((

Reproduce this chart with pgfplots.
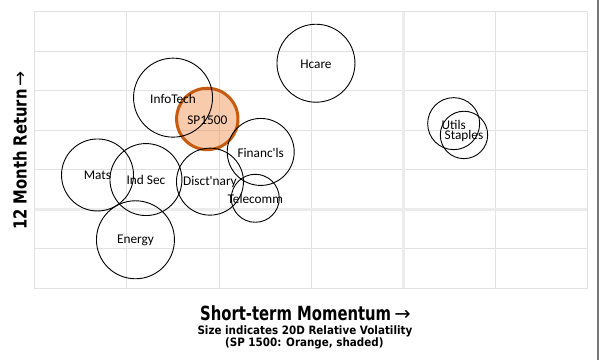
\documentclass[border=0pt]{standalone}
\usepackage{pgfplots}
\pgfplotsset{compat=1.18}
\usepackage{pgfplotstable}
\usepackage{fontspec}
\setmainfont{Carlito}[Ligatures=TeXOff]
\newfontfamily\titlefont[FakeStretch=0.76]{DejaVu Sans}
\newfontfamily\ytitlefont[FakeStretch=0.82]{DejaVu Sans}
\newfontfamily\subfont[FakeStretch=0.9]{DejaVu Sans}
\newfontfamily\arrowfont{DejaVu Sans}
\newcommand\labfont{\fontsize{13.3bp}{14bp}\selectfont}
\definecolor{gridc}{RGB}{226,226,226}
\definecolor{zeroc}{RGB}{236,236,236}
\definecolor{spborder}{RGB}{197,90,17}
\definecolor{spfill}{RGB}{237,125,49}
\definecolor{edgegray}{RGB}{120,120,120}

\pgfplotstableread[col sep=comma]{
x,y,r,label
-2.498,2.825,39.5,InfoTech
-1.546,1.451,33.5,Financ'ls
-0.946,3.696,39,Hcare
0.549,2.167,26,Utils
0.661,1.881,23.7,Staples
-3.318,0.868,36,Mats
-2.792,0.752,36,Ind Sec
-2.097,0.699,33.5,Disct'nary
-1.605,0.278,24,Telecomm
-2.906,-0.772,39,Energy
}\sectors

\pgfplotstableread[col sep=comma]{
x,y,r,label
-2.126,2.286,30.7,SP1500
}\spx

\begin{document}
\begin{tikzpicture}
\useasboundingbox (0,0) rectangle (601bp,360bp);
\begin{axis}[
  at={(34.7bp,71.7bp)}, anchor=south west,
  scale only axis, width=552.6bp, height=276.6bp,
  xmin=-4, xmax=2, ymin=-2, ymax=5,
  xtick={-4,...,2}, ytick={-2,...,5},
  xticklabel={\relax}, yticklabel={\relax},
  extra x tick label={\relax}, extra y tick label={\relax},
  major tick length=0pt,
  grid=major, grid style={draw=gridc, line width=0.8bp},
  axis line style={draw=gridc, line width=0.8bp},
  extra x ticks={0}, extra y ticks={0},
  extra tick style={grid=major, grid style={draw=zeroc, line width=3bp}, major tick length=0pt},
  xlabel={\titlefont\bfseries\fontsize{19.5bp}{20bp}\selectfont Short-term Momentum\,{\arrowfont\mdseries →}},
  xlabel style={at={(axis description cs:0.49,-0.1171)}, anchor=base, inner sep=0pt},
  ylabel={\ytitlefont\bfseries\fontsize{18bp}{20bp}\selectfont 12 Month Return\,{\arrowfont\mdseries →}},
  ylabel style={at={(axis description cs:-0.01448,0.498)}, anchor=base, inner sep=0pt},
  point meta min=0, point meta max=1000,
]
% SP 1500 bubble (radius in bp = relative volatility size)
\addplot[scatter, only marks, mark=*,
  point meta=explicit,
  scatter/use mapped color={draw=spborder, fill=spfill},
  mark options={line width=3bp, fill opacity=0.4},
  scatter/@pre marker code/.append style={/tikz/mark size={\pgfplotspointmetatransformed*1bp}}]
  table[x=x, y=y, meta=r] {\spx};
% sector bubbles
\addplot[scatter, only marks, mark=o,
  point meta=explicit,
  scatter/use mapped color={draw=black},
  mark options={line width=0.9bp},
  scatter/@pre marker code/.append style={/tikz/mark size={\pgfplotspointmetatransformed*1bp}}]
  table[x=x, y=y, meta=r] {\sectors};
% labels
\addplot[draw=none, mark=none, point meta=explicit symbolic,
  nodes near coords,
  every node near coord/.append style={anchor=center, font=\labfont, text=black, inner sep=0pt, yshift=-0.8bp}]
  table[x=x, y=y, meta=label] {\spx};
\addplot[draw=none, mark=none, point meta=explicit symbolic,
  nodes near coords,
  every node near coord/.append style={anchor=center, font=\labfont, text=black, inner sep=0pt, yshift=-0.8bp}]
  table[x=x, y=y, meta=label] {\sectors};
\end{axis}
\node[anchor=base, inner sep=0pt] at (304.9bp,25.7bp) {\subfont\bfseries\fontsize{11.5bp}{12bp}\selectfont Size indicates 20D Relative Volatility};
\node[anchor=base, inner sep=0pt] at (304.3bp,13.3bp) {\subfont\bfseries\fontsize{11.5bp}{12bp}\selectfont (SP 1500: Orange, shaded)};
\draw[draw=edgegray, line width=2bp] (598bp,0) -- (598bp,360bp);
\end{tikzpicture}
\end{document}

))

GOAL OF THE EXERCISE
Give back the whole listing as it stands, minus its pictures.

RESPONSE TO THIS TASK
Reproduce this chart with pgfplots.
\documentclass[border=0pt]{standalone}
\usepackage{pgfplots}
\pgfplotsset{compat=1.18}
\usepackage{pgfplotstable}
\usepackage{fontspec}
\setmainfont{Carlito}[Ligatures=TeXOff]
\newfontfamily\titlefont[FakeStretch=0.76]{DejaVu Sans}
\newfontfamily\ytitlefont[FakeStretch=0.82]{DejaVu Sans}
\newfontfamily\subfont[FakeStretch=0.9]{DejaVu Sans}
\newfontfamily\arrowfont{DejaVu Sans}
\newcommand\labfont{\fontsize{13.3bp}{14bp}\selectfont}
\definecolor{gridc}{RGB}{226,226,226}
\definecolor{zeroc}{RGB}{236,236,236}
\definecolor{spborder}{RGB}{197,90,17}
\definecolor{spfill}{RGB}{237,125,49}
\definecolor{edgegray}{RGB}{120,120,120}

\pgfplotstableread[col sep=comma]{
x,y,r,label
-2.498,2.825,39.5,InfoTech
-1.546,1.451,33.5,Financ'ls
-0.946,3.696,39,Hcare
0.549,2.167,26,Utils
0.661,1.881,23.7,Staples
-3.318,0.868,36,Mats
-2.792,0.752,36,Ind Sec
-2.097,0.699,33.5,Disct'nary
-1.605,0.278,24,Telecomm
-2.906,-0.772,39,Energy
}\sectors

\pgfplotstableread[col sep=comma]{
x,y,r,label
-2.126,2.286,30.7,SP1500
}\spx

\begin{document}
\begin{tikzpicture}
\useasboundingbox (0,0) rectangle (601bp,360bp);
\begin{axis}[
  at={(34.7bp,71.7bp)}, anchor=south west,
  scale only axis, width=552.6bp, height=276.6bp,
  xmin=-4, xmax=2, ymin=-2, ymax=5,
  xtick={-4,...,2}, ytick={-2,...,5},
  xticklabel={\relax}, yticklabel={\relax},
  extra x tick label={\relax}, extra y tick label={\relax},
  major tick length=0pt,
  grid=major, grid style={draw=gridc, line width=0.8bp},
  axis line style={draw=gridc, line width=0.8bp},
  extra x ticks={0}, extra y ticks={0},
  extra tick style={grid=major, grid style={draw=zeroc, line width=3bp}, major tick length=0pt},
  xlabel={\titlefont\bfseries\fontsize{19.5bp}{20bp}\selectfont Short-term Momentum\,{\arrowfont\mdseries →}},
  xlabel style={at={(axis description cs:0.49,-0.1171)}, anchor=base, inner sep=0pt},
  ylabel={\ytitlefont\bfseries\fontsize{18bp}{20bp}\selectfont 12 Month Return\,{\arrowfont\mdseries →}},
  ylabel style={at={(axis description cs:-0.01448,0.498)}, anchor=base, inner sep=0pt},
  point meta min=0, point meta max=1000,
]
% SP 1500 bubble (radius in bp = relative volatility size)
\addplot[scatter, only marks, mark=*,
  point meta=explicit,
  scatter/use mapped color={draw=spborder, fill=spfill},
  mark options={line width=3bp, fill opacity=0.4},
  scatter/@pre marker code/.append style={/tikz/mark size={\pgfplotspointmetatransformed*1bp}}]
  table[x=x, y=y, meta=r] {\spx};
% sector bubbles
\addplot[scatter, only marks, mark=o,
  point meta=explicit,
  scatter/use mapped color={draw=black},
  mark options={line width=0.9bp},
  scatter/@pre marker code/.append style={/tikz/mark size={\pgfplotspointmetatransformed*1bp}}]
  table[x=x, y=y, meta=r] {\sectors};
% labels
\addplot[draw=none, mark=none, point meta=explicit symbolic,
  nodes near coords,
  every node near coord/.append style={anchor=center, font=\labfont, text=black, inner sep=0pt, yshift=-0.8bp}]
  table[x=x, y=y, meta=label] {\spx};
\addplot[draw=none, mark=none, point meta=explicit symbolic,
  nodes near coords,
  every node near coord/.append style={anchor=center, font=\labfont, text=black, inner sep=0pt, yshift=-0.8bp}]
  table[x=x, y=y, meta=label] {\sectors};
\end{axis}
\node[anchor=base, inner sep=0pt] at (304.9bp,25.7bp) {\subfont\bfseries\fontsize{11.5bp}{12bp}\selectfont Size indicates 20D Relative Volatility};
\node[anchor=base, inner sep=0pt] at (304.3bp,13.3bp) {\subfont\bfseries\fontsize{11.5bp}{12bp}\selectfont (SP 1500: Orange, shaded)};
\draw[draw=edgegray, line width=2bp] (598bp,0) -- (598bp,360bp);
\end{tikzpicture}
\end{document}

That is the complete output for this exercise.